Samuel Adams, with his gray hairs hanging about
his shoulders, and with an impressive venerableness now seldom to be met
with, (I suppose owing to the difference of habits,) rose in that
assembly, and, with the air of a perfect Puritan, said that it did not
become men, professing to be Christian men, who had come together for
solemn deliberation in the hour of their extremity, to say that there
was so wide a difference in their religious belief, that they could not,
as one man, bow the knee in prayer to the Almighty, whose advice and
assistance they hoped to obtain. Independent as he was, and an enemy to
all prelacy as he was known to be, he moved that the Rev. Mr. Duche, of
the Episcopal Church, should address the Throne of Grace in prayer. And
John Adams, in a letter to his wife, says that he never saw a more
moving spectacle. Mr. Duche read the Episcopal service of the Church of
England, and then, as if moved by the occasion, he broke out into
extemporaneous prayer.
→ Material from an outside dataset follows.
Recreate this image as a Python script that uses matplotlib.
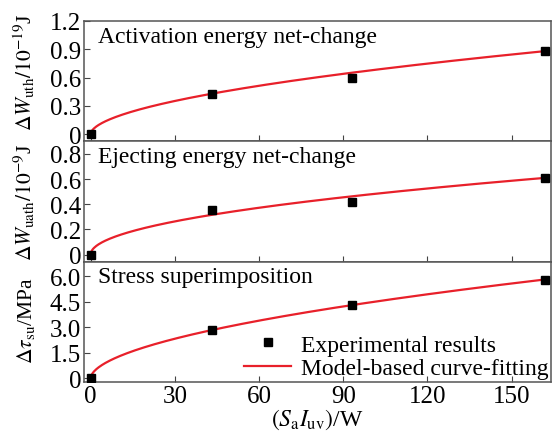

And those men, who were then about to resort to
force to obtain their rights, were moved to tears; and floods of tears,
Mr. Adams says, ran down the cheeks of the pacific Quakers who formed
part of that most interesting assembly. Depend upon it, where there is a
spirit of Christianity, there is a spirit which rises above forms, above
ceremonies, independent of sect or creed, and the controversies of
clashing doctrines.
The consolations of religion can never be administered to any of these
sick and dying children in this college.